Двадцать лет я живу в непрерывной поэзии. Я очень наблюдателен, хоть и молчу. И вот я не помню дня, когда бы не заприметил в ней чего-нибудь глубоко поэтического, и видя что или услыша (ухом во время занятий) – внутренно навернется слеза восторга или умиления. И вот отчего я счастлив. И даже от этого хорошо пишу (кажется).

(Луга – Петерб., вагон)

Хочу ли я действовать на жизнь?
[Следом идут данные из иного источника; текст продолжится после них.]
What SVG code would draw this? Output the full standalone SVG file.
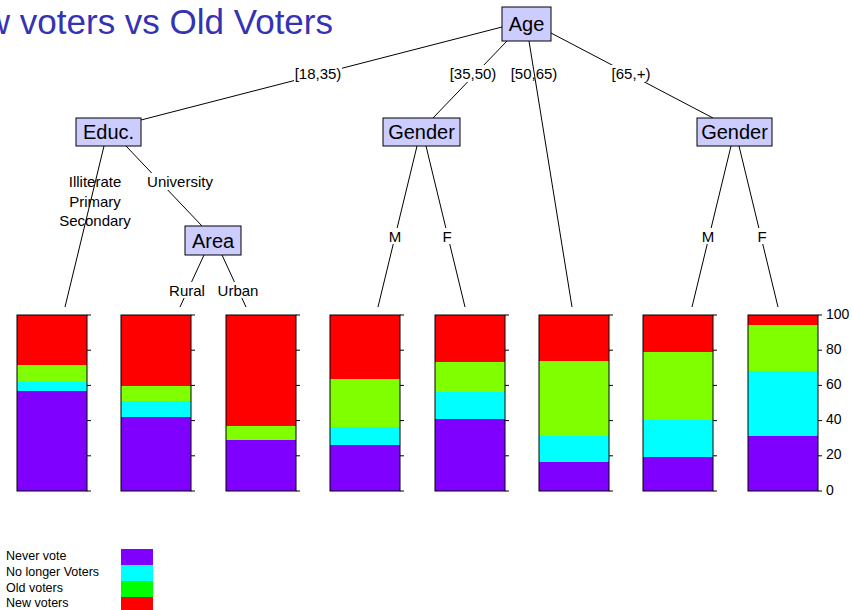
<svg xmlns="http://www.w3.org/2000/svg" width="852" height="610" viewBox="0 0 852 610">
<style>
.node rect{fill:#ccccff;stroke:#000;stroke-width:1}
.node text{font-family:"Liberation Sans",Arial,sans-serif;font-size:20px;fill:#000;text-anchor:middle;dominant-baseline:central}
.lbl{font-family:"Liberation Sans",Arial,sans-serif;font-size:15px;fill:#000;text-anchor:middle;dominant-baseline:central}
.bg{fill:#fff}
.edges line{stroke:#000;stroke-width:1}
.p{fill:#8000ff}.c{fill:#00ffff}.g{fill:#80ff00}.r{fill:#ff0000}
.frame{fill:none;stroke:#000;stroke-width:1}
.tick{stroke:#000;stroke-width:1}
.ax{font-family:"Liberation Sans",Arial,sans-serif;font-size:14px;fill:#000;dominant-baseline:central}
.leg{font-family:"Liberation Sans",Arial,sans-serif;font-size:12.5px;fill:#000;dominant-baseline:central}
</style>
<rect width="852" height="610" fill="#fff"/>
<text x="333" y="34" font-family="Liberation Sans,Arial,sans-serif" font-size="35" fill="#3333b3" text-anchor="end">New voters vs Old Voters</text>

<g id="connectors" class="edges">
<line x1="502" y1="27" x2="141" y2="120"/>
<line x1="507" y1="41" x2="433" y2="118"/>
<line x1="529" y1="41" x2="572" y2="307"/>
<line x1="551" y1="33" x2="713" y2="118"/>
<line x1="104" y1="146" x2="65" y2="307"/>
<line x1="126" y1="146" x2="202" y2="226"/>
<line x1="204" y1="255" x2="180" y2="307"/>
<line x1="222" y1="255" x2="246" y2="307"/>
<line x1="417" y1="146" x2="378" y2="307"/>
<line x1="426" y1="146" x2="465" y2="307"/>
<line x1="731" y1="146" x2="692" y2="307"/>
<line x1="739" y1="146" x2="778" y2="307"/>
</g>

<g id="edge-labels">
<rect class="bg" x="294" y="65" width="48" height="17"/><text class="lbl" x="318" y="73">[18,35)</text>
<rect class="bg" x="451" y="65" width="45" height="17"/><text class="lbl" x="473" y="73">[35,50)</text>
<text class="lbl" x="534" y="73">[50,65)</text>
<rect class="bg" x="610" y="65" width="42" height="17"/><text class="lbl" x="631" y="73">[65,+)</text>
<text class="lbl" x="95" y="181">Illiterate</text>
<text class="lbl" x="95" y="201">Primary</text>
<text class="lbl" x="95" y="220">Secondary</text>
<rect class="bg" x="148" y="173" width="65" height="17"/><text class="lbl" x="180" y="181">University</text>
<rect class="bg" x="170" y="282" width="34" height="16"/><text class="lbl" x="187" y="290">Rural</text>
<rect class="bg" x="219" y="282" width="39" height="16"/><text class="lbl" x="238" y="290">Urban</text>
<rect class="bg" x="388" y="228" width="14" height="16"/><text class="lbl" x="395" y="236">M</text>
<rect class="bg" x="442" y="228" width="11" height="16"/><text class="lbl" x="447" y="236">F</text>
<rect class="bg" x="701" y="228" width="15" height="16"/><text class="lbl" x="708" y="236">M</text>
<rect class="bg" x="756" y="228" width="11" height="16"/><text class="lbl" x="762" y="236">F</text>
</g>

<g id="node-age" class="node"><rect x="502" y="7" width="49" height="34"/><text x="526.5" y="24">Age</text></g>
<g id="node-educ" class="node"><rect x="76" y="118" width="65" height="28"/><text x="108.5" y="132">Educ.</text></g>
<g id="node-gender1" class="node"><rect x="383" y="118" width="77" height="28"/><text x="421.5" y="132">Gender</text></g>
<g id="node-gender2" class="node"><rect x="697" y="118" width="75" height="28"/><text x="734.5" y="132">Gender</text></g>
<g id="node-area" class="node"><rect x="185" y="226" width="56" height="29"/><text x="213" y="240.5">Area</text></g>

<defs>
<g id="ticks">
<line class="tick" x1="70" y1="315" x2="74" y2="315"/>
<line class="tick" x1="70" y1="350.2" x2="74" y2="350.2"/>
<line class="tick" x1="70" y1="385.4" x2="74" y2="385.4"/>
<line class="tick" x1="70" y1="420.6" x2="74" y2="420.6"/>
<line class="tick" x1="70" y1="455.8" x2="74" y2="455.8"/>
<line class="tick" x1="70" y1="491" x2="74" y2="491"/>
</g>
</defs>

<g id="bar1" transform="translate(17,0)">
<rect class="p" x="0" y="391" width="70" height="100"/><rect class="c" x="0" y="382" width="70" height="9"/><rect class="g" x="0" y="365" width="70" height="17"/><rect class="r" x="0" y="315" width="70" height="50"/>
<rect class="frame" x="0" y="315" width="70" height="176"/><use href="#ticks"/></g>
<g id="bar2" transform="translate(121,0)">
<rect class="p" x="0" y="417" width="70" height="74"/><rect class="c" x="0" y="401" width="70" height="16"/><rect class="g" x="0" y="386" width="70" height="15"/><rect class="r" x="0" y="315" width="70" height="71"/>
<rect class="frame" x="0" y="315" width="70" height="176"/><use href="#ticks"/></g>
<g id="bar3" transform="translate(226,0)">
<rect class="p" x="0" y="440" width="70" height="51"/><rect class="g" x="0" y="426" width="70" height="14"/><rect class="r" x="0" y="315" width="70" height="111"/>
<rect class="frame" x="0" y="315" width="70" height="176"/><use href="#ticks"/></g>
<g id="bar4" transform="translate(330,0)">
<rect class="p" x="0" y="445" width="70" height="46"/><rect class="c" x="0" y="427" width="70" height="18"/><rect class="g" x="0" y="379" width="70" height="48"/><rect class="r" x="0" y="315" width="70" height="64"/>
<rect class="frame" x="0" y="315" width="70" height="176"/><use href="#ticks"/></g>
<g id="bar5" transform="translate(435,0)">
<rect class="p" x="0" y="419" width="70" height="72"/><rect class="c" x="0" y="392" width="70" height="27"/><rect class="g" x="0" y="362" width="70" height="30"/><rect class="r" x="0" y="315" width="70" height="47"/>
<rect class="frame" x="0" y="315" width="70" height="176"/><use href="#ticks"/></g>
<g id="bar6" transform="translate(539,0)">
<rect class="p" x="0" y="462" width="70" height="29"/><rect class="c" x="0" y="436" width="70" height="26"/><rect class="g" x="0" y="361" width="70" height="75"/><rect class="r" x="0" y="315" width="70" height="46"/>
<rect class="frame" x="0" y="315" width="70" height="176"/><use href="#ticks"/></g>
<g id="bar7" transform="translate(643,0)">
<rect class="p" x="0" y="457" width="70" height="34"/><rect class="c" x="0" y="420" width="70" height="37"/><rect class="g" x="0" y="352" width="70" height="68"/><rect class="r" x="0" y="315" width="70" height="37"/>
<rect class="frame" x="0" y="315" width="70" height="176"/><use href="#ticks"/></g>
<g id="bar8" transform="translate(748,0)">
<rect class="p" x="0" y="436" width="70" height="55"/><rect class="c" x="0" y="371" width="70" height="65"/><rect class="g" x="0" y="325" width="70" height="46"/><rect class="r" x="0" y="315" width="70" height="10"/>
<rect class="frame" x="0" y="315" width="70" height="176"/><use href="#ticks"/></g>

<g id="axis">
<text class="ax" x="826" y="314">100</text>
<text class="ax" x="826" y="349">80</text>
<text class="ax" x="826" y="384">60</text>
<text class="ax" x="826" y="419">40</text>
<text class="ax" x="826" y="454">20</text>
<text class="ax" x="826" y="490">0</text>
</g>

<g id="legend">
<text class="leg" x="6" y="556">Never vote</text>
<text class="leg" x="6" y="572">No longer Voters</text>
<text class="leg" x="6" y="588">Old voters</text>
<text class="leg" x="6" y="603">New voters</text>
<rect x="121" y="549" width="32" height="16" fill="#8000ff"/>
<rect x="121" y="565" width="32" height="16" fill="#00ffff"/>
<rect x="121" y="581" width="32" height="16" fill="#00ff00"/>
<rect x="121" y="597" width="32" height="16" fill="#ff0000"/>
</g>
</svg>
Иметь влияние?

Не особенно.

ВАША МАМА (Детям)

И мы прожили тихо, день за днем, многие годы.

И это была лучшая часть моей жизни.

(25 февраля 1911 г.)

Мне как-то печально (и страшно) при мысли, что «как об умершем» и «тем более был писатель» обо мне станут говорить с похвалою.

Может быть, это и будет основательно; но ведь в оценку не войдет «печальный матерьял». И получая «не по заслугам», мне будет стыдно, мучительно, преступно «на том свете».

Если кто будет любить меня после смерти, пусть об этом промолчит.

(Луга – Петербург, вагон)

Моя душа сплетена из грязи, нежности и грусти.

Или еще:

Это – золотые рыбки, «играющие на солнце», но помещенные в аквариуме, наполненном навозной жижицей.

И не задыхаются. Даже «тем паче»… Неправдоподобно. И однако – так.

Б. всего меня позолотил.

Чувствую это…

Боже, до чего чувствую.

Каждая моя строка есть священное писание (не в школьном, не в «употребительном» смысле), и каждая моя мысль есть священная мысль, и каждое мое слово есть священное слово.

– Как вы смеете? – кричит читатель.

– Ну вот так и «смею», – смеюсь ему в ответ я.

Я весь «в Провидении»… Боже, до чего я это чувствую.

Когда, кажется на концерте Гофмана, я услышал впервые «Франческу да Римини», забывшись, я подумал: «Это моя душа».

То место музыки, где так ясно слышно движение крыл (изумительно!!!).

«Это моя душа! Это моя душа!»

Никогда ни в чем я не предполагал даже такую массу внутреннего движения, из какой собственно сплетены мои годы, часы и дни.

Несусь, как ветер, не устаю, как ветер.

– Куда? Зачем?

И наконец:

– Что ты любишь?

– Я люблю мои ночные грезы, – прошепчу я встречному ветру.

(глубокой ночью)

Старость, в постепенности своей, есть развязывание привязанности. И смерть – окончательный холод.

Больше всего, к старости, начинает томить неправильная жизнь; и не в смысле, что «мало насладился» (это совсем не приходит на ум), – но что не сделал должного.

Мне по крайней мере идея «долга» только и начала приходить под старость. Раньше я всегда жил «по мотиву», т. е. по аппетиту, по вкусу, по «что хочется» и «что нравится». Даже и представить себе не могу такого «беззаконника», как я сам. Идея «закона» как «долга» никогда даже на ум мне не приходила. «Только читал в словарях, на букву Д». Но не знал, что это, и никогда не интересовался. «Долг выдумали жестокие люди, чтобы притеснить слабых. И только дурак ему повинуется». Так приблизительно…

Только всегда была у меня жалость. Но это тоже «аппетит» мой; и была благодарность – как мой вкус.